**Collected material:**
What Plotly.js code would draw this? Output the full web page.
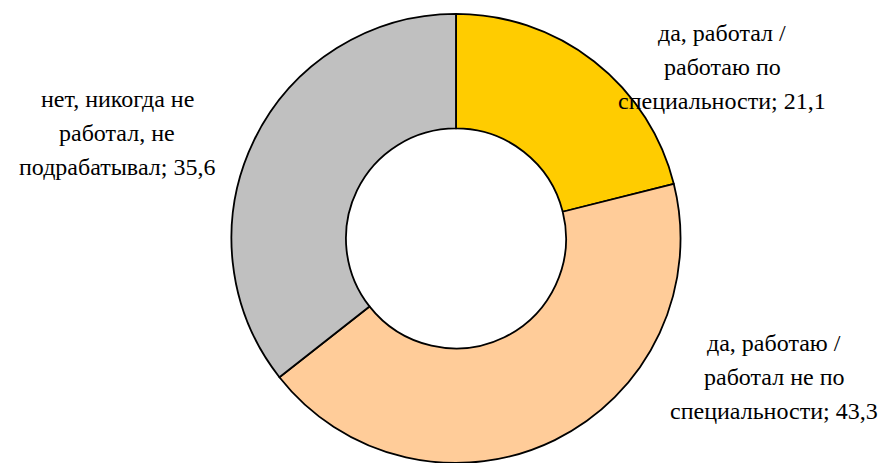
<!DOCTYPE html>
<html>
<head>
<meta charset="utf-8">
<script src="https://cdn.plot.ly/plotly-3.0.1.min.js"></script>
</head>
<body style="margin:0">
<div id="chart"></div>
<script>
const categories = [
  "да, работал /|работаю по|специальности",
  "да, работаю /|работал не по|специальности",
  "нет, никогда не|работал, не|подрабатывал"
];
const values = [21.1, 43.3, 35.6];
const colors = ["#FFCC00", "#FFCC99", "#C0C0C0"];
// label centre (paper x, paper y of the middle line)
const labelPos = [[0.818, 0.855], [0.877, 0.186], [0.133, 0.712]];

const fmt = v => v.toFixed(1).replace('.', ',');
const H = 463, lineGap = 34;

const annotations = [];
categories.forEach((c, i) => {
  const lines = c.split('|');
  lines[lines.length - 1] += '; ' + fmt(values[i]);
  lines.forEach((ln, k) => {
    annotations.push({
      xref: 'paper', yref: 'paper',
      x: labelPos[i][0], y: labelPos[i][1] - (k - 1) * lineGap / H,
      xanchor: 'center', yanchor: 'middle',
      text: ln,
      showarrow: false,
      font: {family: 'Tinos', size: 24, color: '#000000'}
    });
  });
});

Plotly.newPlot('chart', [{
  type: 'pie',
  values: values,
  labels: categories.map(c => c.replace(/\|/g, ' ')),
  hole: 0.49,
  sort: false,
  direction: 'clockwise',
  rotation: 0,
  textinfo: 'none',
  marker: {colors: colors, line: {color: '#000000', width: 1.8}},
  domain: {x: [0.2616, 0.7712], y: [0, 0.97]},
  showlegend: false,
  hoverinfo: 'none'
}], {
  width: 883, height: 463,
  margin: {l: 0, r: 0, t: 0, b: 0},
  font: {family: 'Tinos', size: 24, color: '#000000'},
  showlegend: false,
  annotations: annotations
}, {displayModeBar: false});
</script>
</body>
</html>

**Description of the task:** Repeat the data exactly, without the pictures.

**The output:**
What Plotly.js code would draw this? Output the full web page.
<!DOCTYPE html>
<html>
<head>
<meta charset="utf-8">
<script src="https://cdn.plot.ly/plotly-3.0.1.min.js"></script>
</head>
<body style="margin:0">
<div id="chart"></div>
<script>
const categories = [
  "да, работал /|работаю по|специальности",
  "да, работаю /|работал не по|специальности",
  "нет, никогда не|работал, не|подрабатывал"
];
const values = [21.1, 43.3, 35.6];
const colors = ["#FFCC00", "#FFCC99", "#C0C0C0"];
// label centre (paper x, paper y of the middle line)
const labelPos = [[0.818, 0.855], [0.877, 0.186], [0.133, 0.712]];

const fmt = v => v.toFixed(1).replace('.', ',');
const H = 463, lineGap = 34;

const annotations = [];
categories.forEach((c, i) => {
  const lines = c.split('|');
  lines[lines.length - 1] += '; ' + fmt(values[i]);
  lines.forEach((ln, k) => {
    annotations.push({
      xref: 'paper', yref: 'paper',
      x: labelPos[i][0], y: labelPos[i][1] - (k - 1) * lineGap / H,
      xanchor: 'center', yanchor: 'middle',
      text: ln,
      showarrow: false,
      font: {family: 'Tinos', size: 24, color: '#000000'}
    });
  });
});

Plotly.newPlot('chart', [{
  type: 'pie',
  values: values,
  labels: categories.map(c => c.replace(/\|/g, ' ')),
  hole: 0.49,
  sort: false,
  direction: 'clockwise',
  rotation: 0,
  textinfo: 'none',
  marker: {colors: colors, line: {color: '#000000', width: 1.8}},
  domain: {x: [0.2616, 0.7712], y: [0, 0.97]},
  showlegend: false,
  hoverinfo: 'none'
}], {
  width: 883, height: 463,
  margin: {l: 0, r: 0, t: 0, b: 0},
  font: {family: 'Tinos', size: 24, color: '#000000'},
  showlegend: false,
  annotations: annotations
}, {displayModeBar: false});
</script>
</body>
</html>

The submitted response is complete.